Avevo appena imparato i primi accordi di chitarra quando l’ho scritta.

Ricordo ancora la difficoltà di sviluppare una melodia e un testo mentre suonavo il giro armonico, goffa e imprecisa, ma ero fortemente motivata a scrivere una canzone che trasmettesse un messaggio positivo.

Dopo il primo EP SEMPLICEMENTE AHRI, fortemente autobiografico, sentivo la necessità di allargare i miei orizzonti e di mettere le mie esperienza a servizio degli altri.

Dopo aver “vomitato” sofferenza e rancore in brani come Tu non eri più, E non ridere di me e Una nuova alba sentivo di dover raccontare il seguito. Raccontare che da qualunque situazione negativa si può uscire, con coraggio e forza di volontà.


Chi rappresenta Vivienne?

Vivienne rappresenta tutti noi.

Rappresenta ogni vittima di violenza. Soprattutto psicologica.

Quella che rimane nelle viscere, quella che toglie ogni autostima, quella che ci rende deboli e incapaci di reagire.

Peggio, quella che ci convince di non essere meritevoli di stima e riconoscimento.

Quella che dura anni, che non si vede, che non ha inizio nè fine e che rimarrà in un angolo oscuro della nostra personalità per sempre.

Quella che cambierà in modo radicale la percezione di noi stessi e le relazioni con gli altri.

E’ un messaggio universale, anche se ho usato l’immagine femminile, per non perdere il carattere autobiografico della mia musica.

Vivienne dovrà allontanarsi, andarsene.

Questo è il messaggio.

Per uscire da situazioni di violenza domestica o famigliare bisogna avere il coraggio di andarsene. Senza voltarsi indietro. Senza ripensamenti. 

Cosa rappresenta l'ignoto per AHRI?

L’ignoto è il futuro. E’ la rinascita. E’ la vita fuori dalla zona-comfort. E’ la gioia dopo il dolore.

E’ il mio pane quotidiano. Da che sono al mondo faccio scelte difficili, impopolari e incoscienti.

Ed è, credo, la mia più grande risorsa.


Come vedi il tuo futuro nella musica?

Sinceramente lo vedo difficile. Per una serie di motivi.

Il primo per la mia età. E’ difficile cominciare dopo i 40 anni e soprattutto senza budget alle spalle.

Fare musica senza avere i fondi necessari per farla bene e per promuoverla è un pò come comprare una macchina e non potersi permettere assicurazione e benzina. Rimane in garage.

E alla mia età trovare il proprio target è già estremamente difficile.

Il secondo in quanto donna, Sembrerà retorica ma la musica vive ancora di preconcetti.

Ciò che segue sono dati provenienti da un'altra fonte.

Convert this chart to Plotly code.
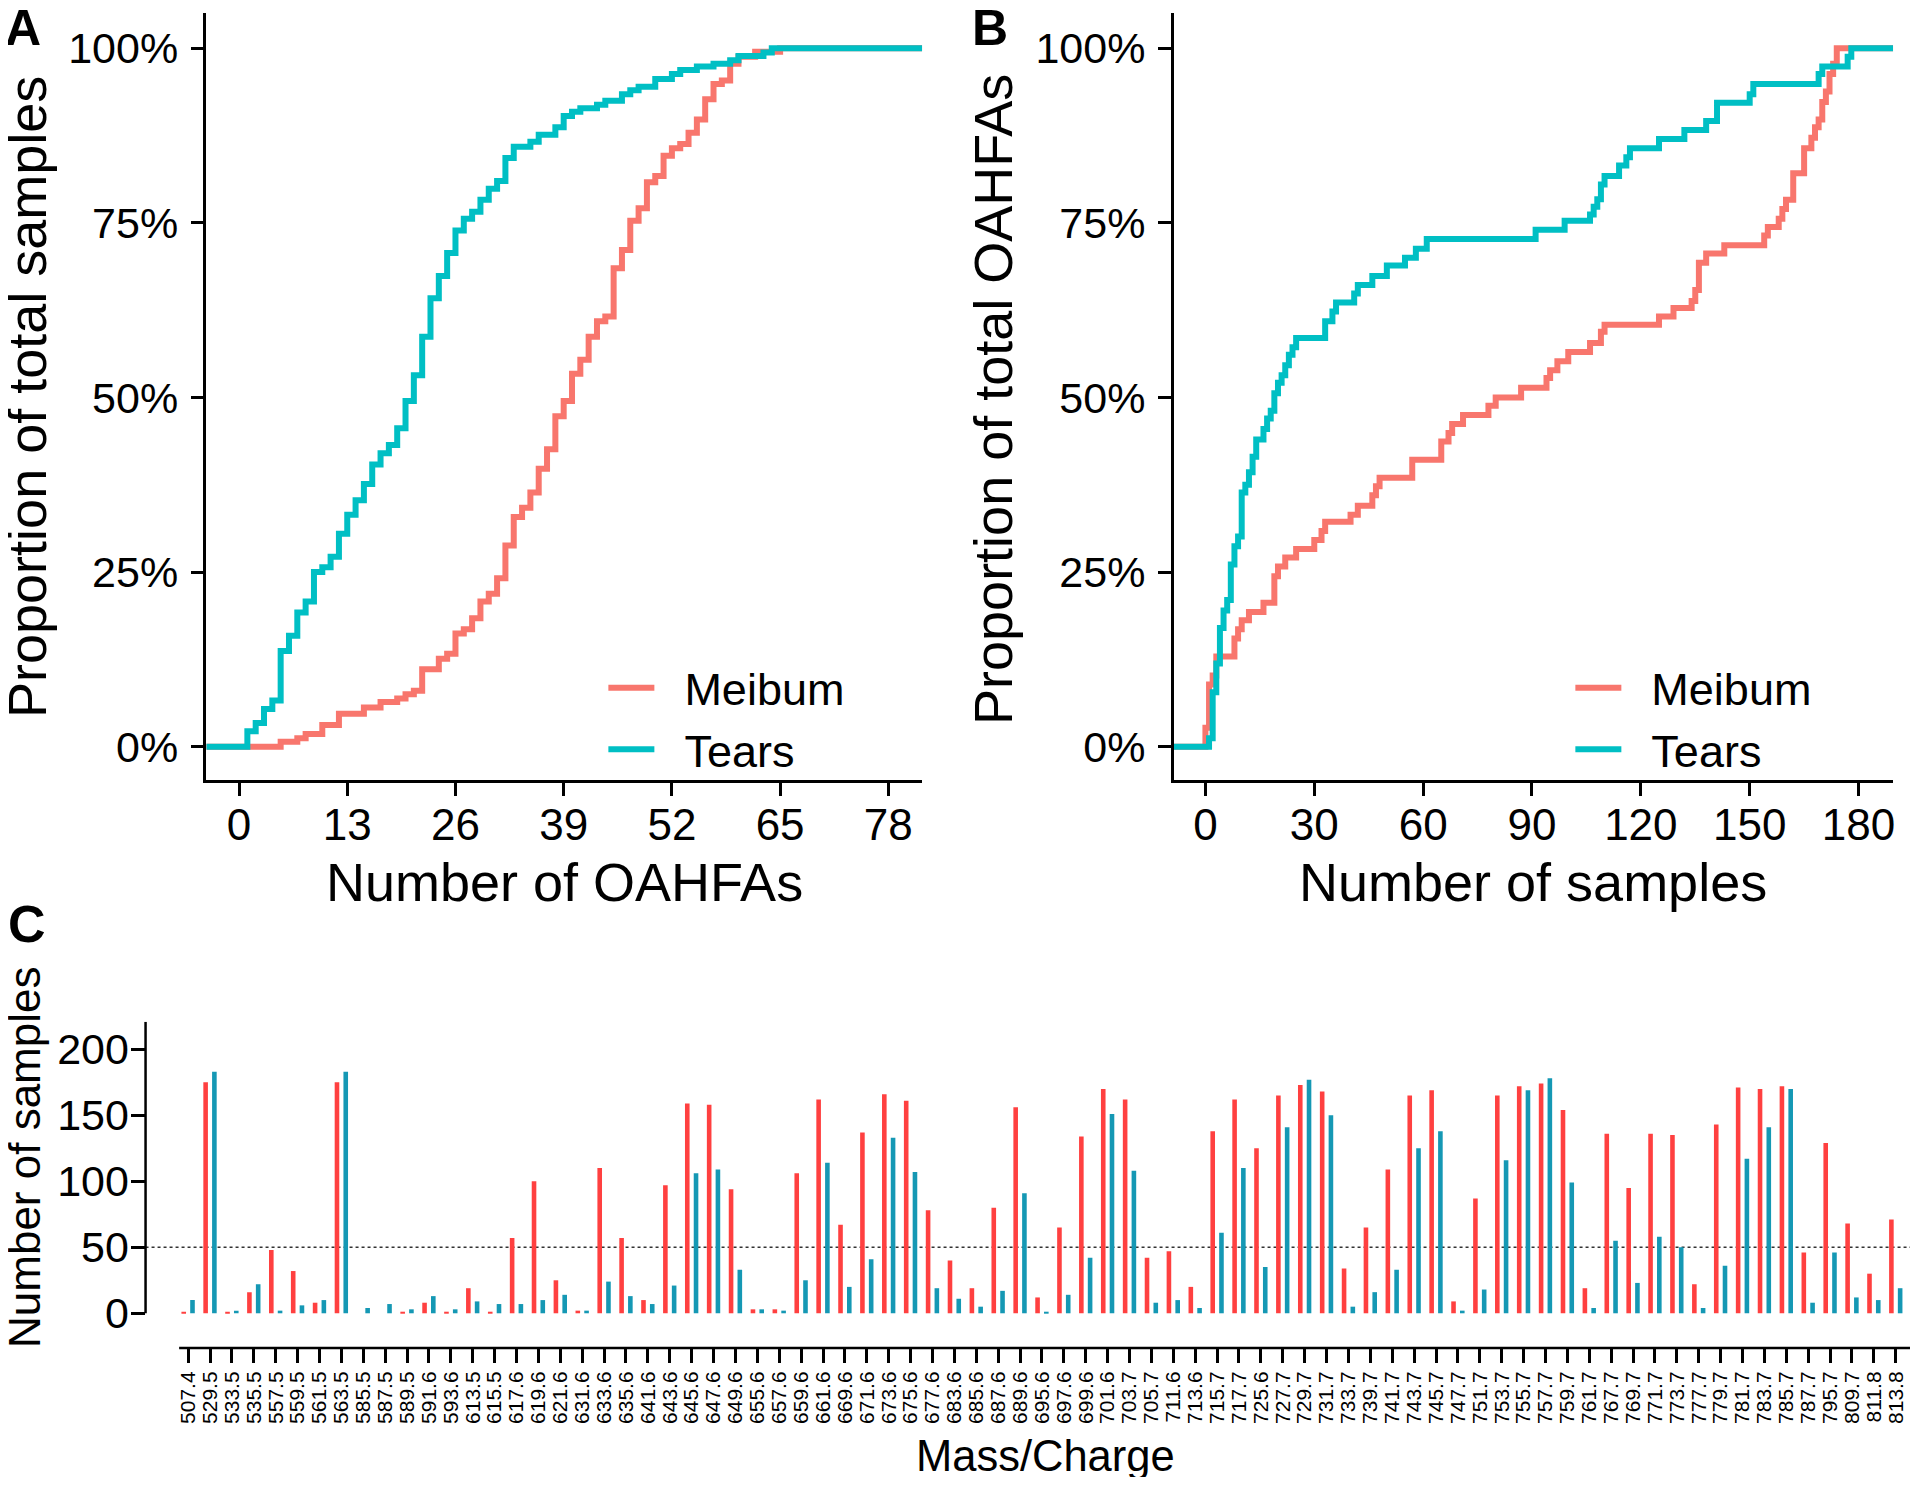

E’ molto più facile apostrofare un uomo con il termine “cantautore” piuttosto che una donna, vista quasi sempre come semplice cantante.

Una donna deve essere brava il doppio per essere riconosciuta la metà di un uomo.

Infine, io non ho studiato musica e negli anni mi sono resa conto di quanto sia penalizzante dover affidare le proprie creazioni ad altri esecutori.

Per quanto bravi e formidabili musicisti, nessuno è in grado di riprodurre quello che si crea nella testa di chi scrive una canzone.

I millenial sono molto più avanti rispetto alla mia generazione.

Noi lavoravamo già a 19 anni. E non avevamo dei genitori che investivano sulla nostra arte.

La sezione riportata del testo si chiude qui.